Everything from the first line down to the line containing "from bokeh.resources import INLINE" is to be retyped exactly, both ends included, with pictures left out.

### Extracted information
** start **

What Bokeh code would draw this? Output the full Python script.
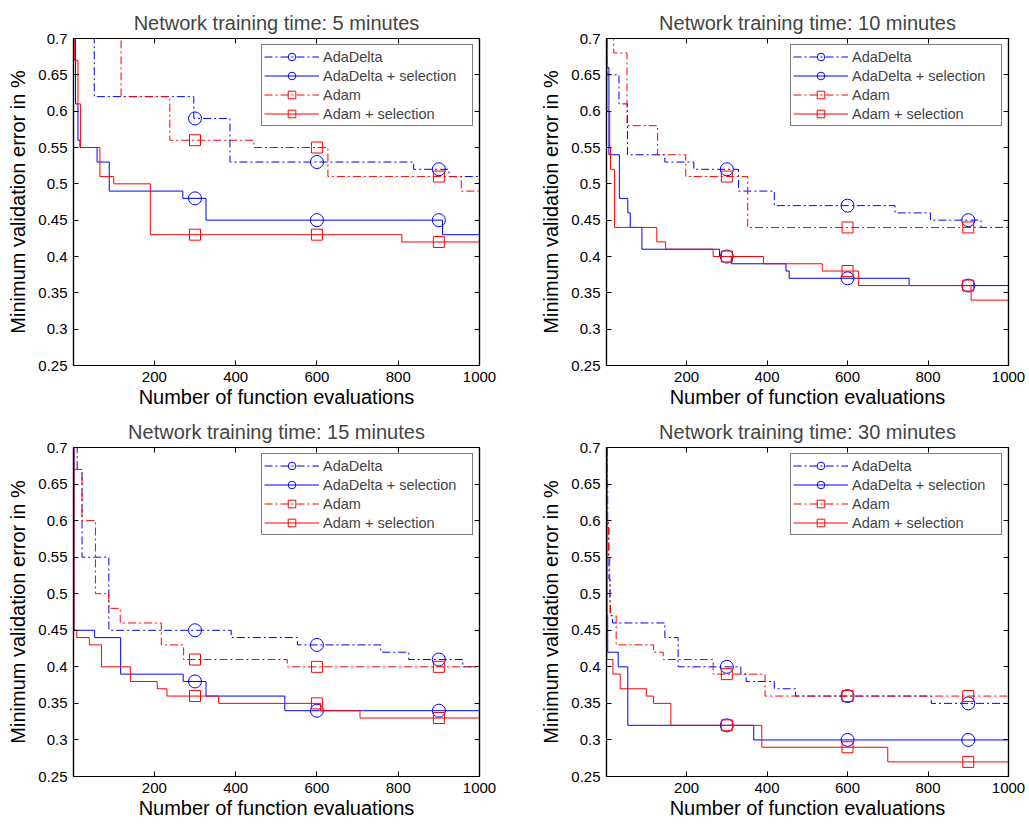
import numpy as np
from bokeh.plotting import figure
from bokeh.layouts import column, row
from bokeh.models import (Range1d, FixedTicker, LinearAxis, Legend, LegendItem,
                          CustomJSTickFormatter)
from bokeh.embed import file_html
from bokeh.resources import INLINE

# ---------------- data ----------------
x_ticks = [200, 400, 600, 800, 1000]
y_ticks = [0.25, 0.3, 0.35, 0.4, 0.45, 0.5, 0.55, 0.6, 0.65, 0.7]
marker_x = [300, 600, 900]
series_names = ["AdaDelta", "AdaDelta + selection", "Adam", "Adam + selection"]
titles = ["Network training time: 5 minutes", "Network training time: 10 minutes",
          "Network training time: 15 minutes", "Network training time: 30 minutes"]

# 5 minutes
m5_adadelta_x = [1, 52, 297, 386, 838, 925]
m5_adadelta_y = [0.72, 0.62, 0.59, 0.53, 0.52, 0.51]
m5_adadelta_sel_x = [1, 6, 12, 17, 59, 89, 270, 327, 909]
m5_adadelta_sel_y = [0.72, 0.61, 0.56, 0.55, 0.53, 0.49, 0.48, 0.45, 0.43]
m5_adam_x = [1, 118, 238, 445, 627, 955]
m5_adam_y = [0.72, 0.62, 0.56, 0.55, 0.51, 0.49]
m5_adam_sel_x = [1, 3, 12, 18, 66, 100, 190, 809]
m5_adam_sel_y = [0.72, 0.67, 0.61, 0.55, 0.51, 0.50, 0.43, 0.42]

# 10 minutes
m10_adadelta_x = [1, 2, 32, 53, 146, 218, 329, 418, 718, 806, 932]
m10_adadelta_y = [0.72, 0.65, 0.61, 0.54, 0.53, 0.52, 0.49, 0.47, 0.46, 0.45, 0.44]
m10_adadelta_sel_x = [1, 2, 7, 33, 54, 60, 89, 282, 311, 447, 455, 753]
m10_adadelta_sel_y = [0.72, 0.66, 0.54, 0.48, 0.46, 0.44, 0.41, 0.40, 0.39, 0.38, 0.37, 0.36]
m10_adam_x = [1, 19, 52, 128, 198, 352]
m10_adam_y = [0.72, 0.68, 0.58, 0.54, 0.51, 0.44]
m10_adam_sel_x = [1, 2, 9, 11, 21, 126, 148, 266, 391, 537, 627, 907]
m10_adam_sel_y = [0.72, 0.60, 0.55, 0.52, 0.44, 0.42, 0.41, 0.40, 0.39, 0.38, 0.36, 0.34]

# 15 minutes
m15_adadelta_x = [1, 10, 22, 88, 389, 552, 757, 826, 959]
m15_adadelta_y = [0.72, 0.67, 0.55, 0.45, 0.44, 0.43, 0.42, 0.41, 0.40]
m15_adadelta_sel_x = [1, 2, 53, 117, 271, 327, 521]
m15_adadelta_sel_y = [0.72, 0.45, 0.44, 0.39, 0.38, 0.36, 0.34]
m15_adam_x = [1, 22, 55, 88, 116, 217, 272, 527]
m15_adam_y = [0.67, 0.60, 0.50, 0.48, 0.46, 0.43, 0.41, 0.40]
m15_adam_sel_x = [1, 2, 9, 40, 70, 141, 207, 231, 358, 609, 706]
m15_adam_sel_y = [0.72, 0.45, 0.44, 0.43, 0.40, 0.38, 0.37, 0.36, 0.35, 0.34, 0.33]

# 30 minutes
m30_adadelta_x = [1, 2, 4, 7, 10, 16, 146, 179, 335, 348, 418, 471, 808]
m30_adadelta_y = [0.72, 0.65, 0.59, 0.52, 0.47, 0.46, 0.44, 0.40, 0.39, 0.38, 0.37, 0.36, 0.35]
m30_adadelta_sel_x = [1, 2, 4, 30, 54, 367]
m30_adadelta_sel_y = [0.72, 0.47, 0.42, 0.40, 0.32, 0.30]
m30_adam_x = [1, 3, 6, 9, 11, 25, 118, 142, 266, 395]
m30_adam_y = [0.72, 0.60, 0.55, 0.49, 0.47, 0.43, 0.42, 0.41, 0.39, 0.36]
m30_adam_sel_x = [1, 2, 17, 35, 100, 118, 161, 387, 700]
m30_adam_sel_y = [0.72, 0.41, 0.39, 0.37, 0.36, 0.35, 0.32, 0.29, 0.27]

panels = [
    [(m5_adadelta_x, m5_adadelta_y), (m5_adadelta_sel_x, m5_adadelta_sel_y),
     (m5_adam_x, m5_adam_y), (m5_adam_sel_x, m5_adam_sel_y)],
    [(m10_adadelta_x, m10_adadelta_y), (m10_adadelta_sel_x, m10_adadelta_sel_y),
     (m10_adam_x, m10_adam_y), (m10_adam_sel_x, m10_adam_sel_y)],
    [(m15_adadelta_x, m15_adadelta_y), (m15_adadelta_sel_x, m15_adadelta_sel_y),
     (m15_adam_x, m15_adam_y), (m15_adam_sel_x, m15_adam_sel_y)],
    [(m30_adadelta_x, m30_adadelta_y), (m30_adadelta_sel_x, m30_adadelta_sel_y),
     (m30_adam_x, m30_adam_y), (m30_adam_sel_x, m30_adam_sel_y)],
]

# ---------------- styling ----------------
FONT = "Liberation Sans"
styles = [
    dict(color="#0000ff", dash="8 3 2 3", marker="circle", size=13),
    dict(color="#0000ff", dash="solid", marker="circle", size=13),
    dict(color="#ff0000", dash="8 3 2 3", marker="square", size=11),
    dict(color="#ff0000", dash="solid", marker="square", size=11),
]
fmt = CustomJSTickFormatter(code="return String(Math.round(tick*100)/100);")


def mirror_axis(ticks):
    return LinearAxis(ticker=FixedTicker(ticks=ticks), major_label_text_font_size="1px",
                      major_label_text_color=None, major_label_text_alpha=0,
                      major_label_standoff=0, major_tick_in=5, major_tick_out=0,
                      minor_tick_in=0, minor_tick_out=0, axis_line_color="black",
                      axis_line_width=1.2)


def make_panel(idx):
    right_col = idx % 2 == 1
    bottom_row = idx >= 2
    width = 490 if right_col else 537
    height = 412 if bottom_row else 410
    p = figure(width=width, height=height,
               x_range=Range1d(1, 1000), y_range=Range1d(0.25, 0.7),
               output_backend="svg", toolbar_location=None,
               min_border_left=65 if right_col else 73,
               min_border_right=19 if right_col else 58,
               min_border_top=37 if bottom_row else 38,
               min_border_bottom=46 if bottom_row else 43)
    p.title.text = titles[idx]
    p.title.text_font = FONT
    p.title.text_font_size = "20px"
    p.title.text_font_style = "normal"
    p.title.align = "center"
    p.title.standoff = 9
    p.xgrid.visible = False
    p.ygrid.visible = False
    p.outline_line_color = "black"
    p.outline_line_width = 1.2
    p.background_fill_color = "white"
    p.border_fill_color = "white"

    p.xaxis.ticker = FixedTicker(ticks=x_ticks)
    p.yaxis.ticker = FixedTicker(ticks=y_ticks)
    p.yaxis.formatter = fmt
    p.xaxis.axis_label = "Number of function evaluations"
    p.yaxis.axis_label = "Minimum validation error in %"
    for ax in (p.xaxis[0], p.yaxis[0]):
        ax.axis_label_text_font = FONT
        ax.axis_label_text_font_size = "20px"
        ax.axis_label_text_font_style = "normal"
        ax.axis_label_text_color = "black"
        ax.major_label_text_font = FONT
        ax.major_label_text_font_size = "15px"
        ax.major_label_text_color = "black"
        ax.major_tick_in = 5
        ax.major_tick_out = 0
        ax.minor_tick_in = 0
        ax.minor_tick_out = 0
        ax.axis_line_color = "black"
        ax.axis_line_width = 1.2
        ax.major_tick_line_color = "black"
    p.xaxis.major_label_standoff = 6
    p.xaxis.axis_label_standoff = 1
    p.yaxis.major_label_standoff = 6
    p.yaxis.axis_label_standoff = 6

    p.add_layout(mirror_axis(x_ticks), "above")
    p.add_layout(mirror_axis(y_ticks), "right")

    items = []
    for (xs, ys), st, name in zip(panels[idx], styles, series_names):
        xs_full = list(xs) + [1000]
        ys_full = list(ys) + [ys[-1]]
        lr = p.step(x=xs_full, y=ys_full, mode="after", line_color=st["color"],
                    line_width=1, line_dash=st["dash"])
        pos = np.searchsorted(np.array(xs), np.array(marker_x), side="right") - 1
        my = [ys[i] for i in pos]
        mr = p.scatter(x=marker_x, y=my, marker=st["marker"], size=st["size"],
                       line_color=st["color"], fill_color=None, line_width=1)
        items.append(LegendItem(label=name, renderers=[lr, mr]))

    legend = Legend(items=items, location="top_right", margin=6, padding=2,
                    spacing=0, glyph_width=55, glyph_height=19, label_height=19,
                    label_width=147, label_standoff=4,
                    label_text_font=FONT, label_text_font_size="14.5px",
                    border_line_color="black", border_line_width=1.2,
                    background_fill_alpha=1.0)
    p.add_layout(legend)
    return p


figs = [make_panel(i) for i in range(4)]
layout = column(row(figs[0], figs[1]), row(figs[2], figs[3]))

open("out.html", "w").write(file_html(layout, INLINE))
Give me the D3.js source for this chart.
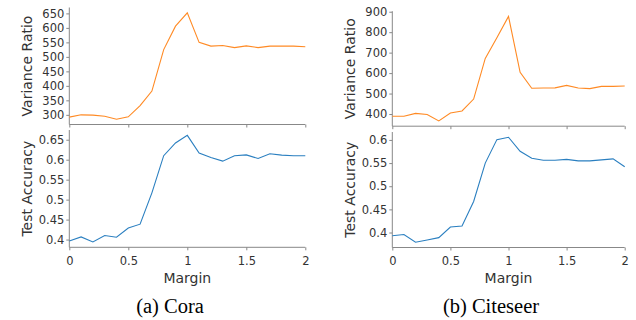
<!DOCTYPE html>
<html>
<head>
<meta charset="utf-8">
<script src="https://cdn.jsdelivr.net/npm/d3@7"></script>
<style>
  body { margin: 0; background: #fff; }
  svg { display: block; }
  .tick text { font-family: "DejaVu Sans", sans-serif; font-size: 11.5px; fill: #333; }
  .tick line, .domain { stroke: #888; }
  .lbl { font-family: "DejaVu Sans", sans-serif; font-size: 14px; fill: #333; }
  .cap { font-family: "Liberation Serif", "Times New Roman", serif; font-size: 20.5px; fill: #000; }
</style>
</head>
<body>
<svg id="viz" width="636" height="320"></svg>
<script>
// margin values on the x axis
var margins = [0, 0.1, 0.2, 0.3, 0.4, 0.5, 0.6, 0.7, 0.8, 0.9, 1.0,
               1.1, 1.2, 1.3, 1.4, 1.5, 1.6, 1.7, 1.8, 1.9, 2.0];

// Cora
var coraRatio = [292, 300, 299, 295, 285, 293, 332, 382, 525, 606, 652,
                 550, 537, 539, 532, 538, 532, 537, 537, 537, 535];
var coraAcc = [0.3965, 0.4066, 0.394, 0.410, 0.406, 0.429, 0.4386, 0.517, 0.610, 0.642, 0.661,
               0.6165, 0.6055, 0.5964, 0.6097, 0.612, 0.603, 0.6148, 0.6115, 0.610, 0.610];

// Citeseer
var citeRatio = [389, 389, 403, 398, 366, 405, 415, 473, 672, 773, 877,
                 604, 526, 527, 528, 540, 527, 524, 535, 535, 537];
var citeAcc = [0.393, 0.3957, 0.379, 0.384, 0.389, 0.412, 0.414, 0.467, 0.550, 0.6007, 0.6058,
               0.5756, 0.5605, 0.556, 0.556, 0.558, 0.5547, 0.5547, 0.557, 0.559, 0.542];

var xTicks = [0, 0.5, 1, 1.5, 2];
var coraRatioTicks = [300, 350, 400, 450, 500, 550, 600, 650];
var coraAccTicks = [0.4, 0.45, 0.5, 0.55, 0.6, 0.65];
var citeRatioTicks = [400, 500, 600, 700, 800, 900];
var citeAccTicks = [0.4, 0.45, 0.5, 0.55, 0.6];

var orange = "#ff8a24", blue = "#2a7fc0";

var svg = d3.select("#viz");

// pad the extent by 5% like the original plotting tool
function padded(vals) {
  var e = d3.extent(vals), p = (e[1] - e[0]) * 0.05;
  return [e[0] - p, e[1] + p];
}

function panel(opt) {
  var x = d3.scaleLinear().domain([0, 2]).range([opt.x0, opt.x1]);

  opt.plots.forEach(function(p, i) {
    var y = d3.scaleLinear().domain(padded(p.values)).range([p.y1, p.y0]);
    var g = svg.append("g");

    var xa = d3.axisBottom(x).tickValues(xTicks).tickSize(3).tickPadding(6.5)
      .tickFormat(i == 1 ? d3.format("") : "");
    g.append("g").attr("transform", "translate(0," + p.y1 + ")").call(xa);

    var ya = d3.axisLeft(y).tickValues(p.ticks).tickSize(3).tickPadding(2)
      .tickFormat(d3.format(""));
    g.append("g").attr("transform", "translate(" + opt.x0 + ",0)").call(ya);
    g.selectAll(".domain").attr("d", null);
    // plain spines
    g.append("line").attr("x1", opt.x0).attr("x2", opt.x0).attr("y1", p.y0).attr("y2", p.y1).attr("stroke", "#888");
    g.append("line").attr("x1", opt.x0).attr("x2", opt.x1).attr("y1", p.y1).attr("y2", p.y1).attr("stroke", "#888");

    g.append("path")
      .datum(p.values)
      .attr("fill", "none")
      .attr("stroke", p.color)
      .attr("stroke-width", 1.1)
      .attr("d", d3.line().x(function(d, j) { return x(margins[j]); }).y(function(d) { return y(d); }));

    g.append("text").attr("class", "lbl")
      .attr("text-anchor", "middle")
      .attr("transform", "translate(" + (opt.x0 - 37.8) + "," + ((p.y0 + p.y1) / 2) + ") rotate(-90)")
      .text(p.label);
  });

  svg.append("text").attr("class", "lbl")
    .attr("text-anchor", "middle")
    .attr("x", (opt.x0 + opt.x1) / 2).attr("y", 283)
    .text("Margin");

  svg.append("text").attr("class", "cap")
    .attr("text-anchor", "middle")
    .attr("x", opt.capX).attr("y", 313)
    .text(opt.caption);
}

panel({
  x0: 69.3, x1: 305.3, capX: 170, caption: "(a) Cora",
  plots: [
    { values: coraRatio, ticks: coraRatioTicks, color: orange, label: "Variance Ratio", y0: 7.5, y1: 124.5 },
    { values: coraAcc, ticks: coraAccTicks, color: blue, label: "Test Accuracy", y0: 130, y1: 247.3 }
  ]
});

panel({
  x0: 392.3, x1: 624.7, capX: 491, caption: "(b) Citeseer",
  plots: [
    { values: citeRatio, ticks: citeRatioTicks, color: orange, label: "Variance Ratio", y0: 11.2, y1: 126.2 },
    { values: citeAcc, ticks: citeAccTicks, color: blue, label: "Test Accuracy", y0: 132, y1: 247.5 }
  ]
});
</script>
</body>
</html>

** end **

### Full output
What Bokeh code would draw this? Output the full Python script.
import numpy as np
from bokeh.plotting import figure
from bokeh.layouts import column, row
from bokeh.models import (Range1d, FixedTicker, LinearAxis, Legend, LegendItem,
                          CustomJSTickFormatter)
from bokeh.embed import file_html
from bokeh.resources import INLINE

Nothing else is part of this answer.